Malgré les milliards dépensés en acquisitions et en R&D, Nortel a perdu son leadership et s'est retrouvée à la remorque de la révolution internet. Le genre de chose dont une techno ne se remet pas. Aucun plan de sauvetage n'aurait changé quoi que ce soi. De toute manière, Nortel n'avait pas le poids économique (et politique) pour forcer la main des gouvernements, contrairement à l'industrie ontarienne de l'auto.

Pour sauver les apparences, le gouvernement fédéral a offert 300 millions de dollars en financement à Nokia Siemens par l'entremise d'Exportation et Développement Canada, pour que ce repreneur maintienne 2500 emplois de Nortel au Canada et aux États-Unis.

A priori, Quebecor World ne semblait pas dans une meilleure posture lorsqu'elle s'est mise à l'abri de ses créanciers, en janvier 1998. Chose certaine, elle n'était pas plus susceptible d'attirer la sympathie des gouvernements.

Mais cette entreprise de 87 usines et de 19 000 salariés dispose d'atouts indéniables. L'une des raisons pour lesquelles l'imprimeur montréalais s'est mis en difficulté, c'est qu'il avait entrepris un ambitieux programme de modernisation. Depuis 2002, donc, Quebecor World s'est départi de ses vieilles imprimeries pour s'équiper des presses les plus rapides qui peuvent servir autant les éditeurs et que les détaillants. Mais les bienfaits de ces coûteux investissements ont tardé à se faire sentir.

Les imprimeries de Quebecor World en Amérique du Nord sont à la pointe de la technologie. Et l'imprimeur montréalais n'a plus à traîner le boulet de sa filiale européenne, qui imprimait à l'encre rouge. Ou à payer les intérêts sur une dette d'une lourdeur excessive.

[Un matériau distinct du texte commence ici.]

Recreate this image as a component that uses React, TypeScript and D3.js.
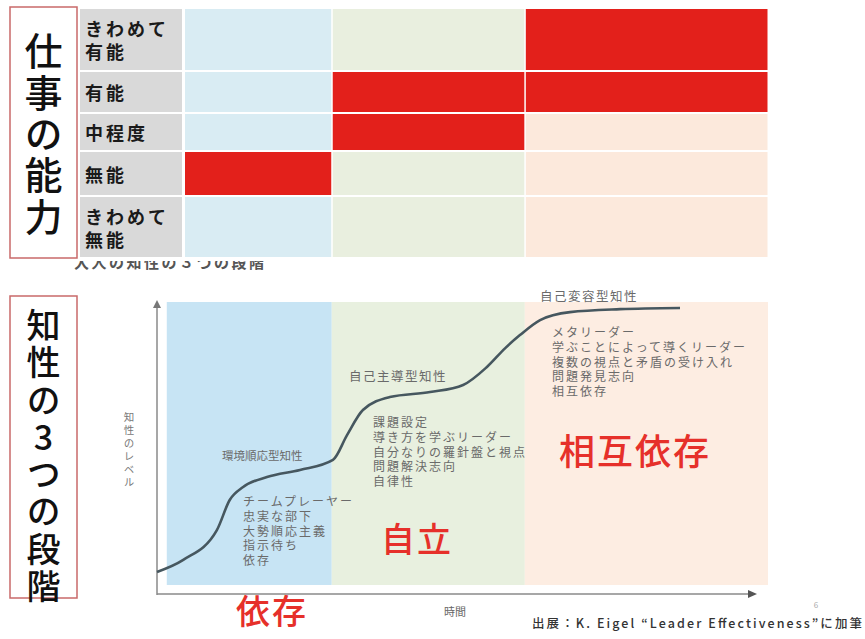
import * as d3 from 'd3';

// 仕事の能力 (rows) x 知性の段階 (columns)
const stages = ['依存', '自立', '相互依存'];
const abilityLevels = ['きわめて有能', '有能', '中程度', '無能', 'きわめて無能'];
const abilityLabels = [['きわめて', '有能'], ['有能'], ['中程度'], ['無能'], ['きわめて', '無能']];
const stageAbilities = [['無能'], ['有能', '中程度'], ['きわめて有能', '有能']];

// 知性の3つの段階: time axis 0..100, level axis 0..100
const stageStart = 1.6;
const stageEnds = [28.6, 60.2, 100];
const curveTime = [0, 4.3, 9.8, 11.9, 14.1, 18.0, 23.4, 28.8, 31.1, 33.7, 38.1, 44.7, 50.1, 54.0, 57.0, 59.4, 62.7, 67.6, 75.8, 85.6];
const curveLevel = [7.8, 11.9, 22.0, 32.2, 36.6, 40.0, 42.4, 45.8, 54.2, 62.7, 67.1, 68.8, 71.2, 77.3, 83.7, 88.1, 93.2, 95.9, 96.9, 97.3];
const stageMindNames = ['環境順応型知性', '自己主導型知性', '自己変容型知性'];
const stageTraits = [
  ['チームプレーヤー', '忠実な部下', '大勢順応主義', '指示待ち', '依存'],
  ['課題設定', '導き方を学ぶリーダー', '自分なりの羅針盤と視点', '問題解決志向', '自律性'],
  ['メタリーダー', '学ぶことによって導くリーダー', '複数の視点と矛盾の受け入れ', '問題発見志向', '相互依存'],
];

const W = 865;
const H = 639;
const FONT = '"Noto Sans CJK JP", "Noto Sans", sans-serif';

const topBg = ['#d9ecf3', '#e9efdf', '#fce9dc'];
const botBg = ['#c7e4f4', '#e8f0df', '#fdede2'];
const RED = '#e3201b';

const xScale = d3.scaleLinear().domain([0, 100]).range([157, 768]);
const yScale = d3.scaleLinear().domain([0, 100]).range([595, 300]);

const topLeft = 184;
const rowEdges = [8, 71, 113, 151, 196, 258];

// annotation anchors (px)
const nameAnchors: [number, number, number][] = [
  [222, 460, 11.5],
  [349, 381, 12.5],
  [540, 301, 12.5],
];
const traitAnchors: [number, number][] = [
  [243, 506],
  [373, 427],
  [552, 337],
];
const bigLabelPos: [number, number, number][] = [
  [272, 624, 34],
  [417, 552, 34],
  [635, 465, 36],
];

const vertical = { writingMode: 'vertical-rl', textOrientation: 'upright' } as const;

const App = () => {
  const colEdges = [topLeft, ...stageEnds.map((d) => xScale(d))];
  const bandEdges = [xScale(stageStart), ...stageEnds.map((d) => xScale(d))];
  const line = d3
    .line<number>()
    .x((_, i) => xScale(curveTime[i]))
    .y((d) => yScale(d))
    .curve(d3.curveMonotoneX);

  return (
    <svg width={W} height={H} style={{ position: 'absolute', left: 0, top: 0, background: '#fff' }} fontFamily={FONT}>
      <defs>
        <clipPath id="hiddenTitle">
          <rect x={60} y={261} width={300} height={30} />
        </clipPath>
      </defs>

      {/* partly hidden caption under the grid */}
      <text x={74} y={268} fontSize={15} fill="#555" fontWeight={700} textLength={190} lengthAdjust="spacing" clipPath="url(#hiddenTitle)">
        大人の知性の３つの段階
      </text>

      {/* ---- top: 仕事の能力 ---- */}
      <rect x={10} y={7} width={67} height={251} fill="#fff" stroke="#c9696a" strokeWidth={1.5} />
      <text x={43.5} y={32} fontSize={38} fontWeight={500} letterSpacing={3.3} fill="#111" style={vertical}>
        仕事の能力
      </text>

      {abilityLevels.map((lvl, r) => {
        const y0 = rowEdges[r] + 1;
        const y1 = rowEdges[r + 1] - 1;
        const cy = (y0 + y1) / 2;
        const lines = abilityLabels[r];
        return (
          <g key={lvl}>
            <rect x={80} y={y0} width={102} height={y1 - y0} fill="#d9d9d9" />
            {lines.map((t, k) => (
              <text
                key={t}
                x={85}
                y={cy + (k - (lines.length - 1) / 2) * 23}
                fontSize={18}
                fontWeight={700}
                letterSpacing={3}
                dominantBaseline="central"
                fill="#1a1a1a"
              >
                {t}
              </text>
            ))}
            {stages.map((s, c) => (
              <rect
                key={s}
                x={colEdges[c] + 1}
                y={y0}
                width={colEdges[c + 1] - colEdges[c] - 1.5}
                height={y1 - y0}
                fill={stageAbilities[c].includes(lvl) ? RED : topBg[c]}
              />
            ))}
          </g>
        );
      })}

      {/* ---- bottom: 知性の3つの段階 ---- */}
      <rect x={10} y={296} width={67} height={302} fill="#fff" stroke="#c9696a" strokeWidth={1.5} />
      <text x={43.5} y={308} fontSize={34} fontWeight={500} letterSpacing={3.3} fill="#111" style={vertical}>
        知性の3つの段階
      </text>

      {stages.map((s, c) => (
        <rect key={s} x={bandEdges[c]} y={yScale(100) + 2} width={bandEdges[c + 1] - bandEdges[c]} height={yScale(3.4) - yScale(100) - 2} fill={botBg[c]} />
      ))}

      {/* axes */}
      <line x1={xScale(0)} y1={yScale(0)} x2={xScale(0)} y2={yScale(100) + 4} stroke="#8a8a8a" strokeWidth={1.5} />
      <path d={`M${xScale(0) - 4},${yScale(100) + 8} L${xScale(0)},${yScale(100)} L${xScale(0) + 4},${yScale(100) + 8} Z`} fill="#777" />
      <line x1={xScale(0)} y1={yScale(0) - 1} x2={752} y2={yScale(0) - 1} stroke="#8a8a8a" strokeWidth={1.5} />
      <path d={`M748,${yScale(0) - 5} L757,${yScale(0) - 1} L748,${yScale(0) + 3} Z`} fill="#555" />

      <text x={129} y={412} fontSize={10.5} letterSpacing={2.5} fill="#777" style={vertical}>
        知性のレベル
      </text>
      <text x={455} y={616} fontSize={11} textAnchor="middle" fill="#666">
        時間
      </text>

      {/* curve */}
      <path d={line(curveLevel) ?? ''} fill="none" stroke="#46575f" strokeWidth={2.6} />

      {stageMindNames.map((n, i) => (
        <text key={n} x={nameAnchors[i][0]} y={nameAnchors[i][1]} fontSize={nameAnchors[i][2]} letterSpacing={i === 0 ? 0 : 1.5} fill="#6a6a6a">
          {n}
        </text>
      ))}
      {stageTraits.map((lines, i) => (
        <g key={i}>
          {lines.map((t, k) => (
            <text key={t} x={traitAnchors[i][0]} y={traitAnchors[i][1] + k * 14.8} fontSize={12} letterSpacing={2} fill="#6a6a6a">
              {t}
            </text>
          ))}
        </g>
      ))}

      {stages.map((s, i) => (
        <text
          key={s}
          x={bigLabelPos[i][0]}
          y={bigLabelPos[i][1]}
          fontSize={bigLabelPos[i][2]}
          fontWeight={500}
          letterSpacing={2}
          textAnchor="middle"
          fill="#e6302a"
        >
          {s}
        </text>
      ))}

      <text x={532} y={628} fontSize={12.5} fontWeight={500} fill="#333" textLength={330} lengthAdjust="spacing">
        出展：K. Eigel “Leader Effectiveness”に加筆
      </text>
      <text x={816} y={608} fontSize={8} fill="#aaa" textAnchor="middle">
        6
      </text>
    </svg>
  );
};

export default App;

L'entreprise dirigée par Jacques Mallette, ancien chef de la direction financière qui a pris le relais de Wes Lucas en décembre 2007, a réussi à obtenir un financement intérimaire pour se restructurer. Cela a donné le temps à l'imprimeur de négocier un compromis avec ses créanciers. Compromis que les créanciers ont avalisé lundi.

Les conditions de l'industrie ne seront pas moins difficiles lorsque Quebecor World commencera sa deuxième vie, vers la mi-juillet. La concurrence dans cette industrie morcelée reste féroce. C'est d'autant plus vrai que la transition de l'imprimé vers l'électronique aggrave encore la surcapacité.

Mais être l'un des imprimeurs les moins endettés et les plus efficaces permettra à Quebecor World, alias Novink, de son futur nom, de tirer son épingle du jeu. C'est du moins l'espoir. Espoir que Nortel a complètement perdu.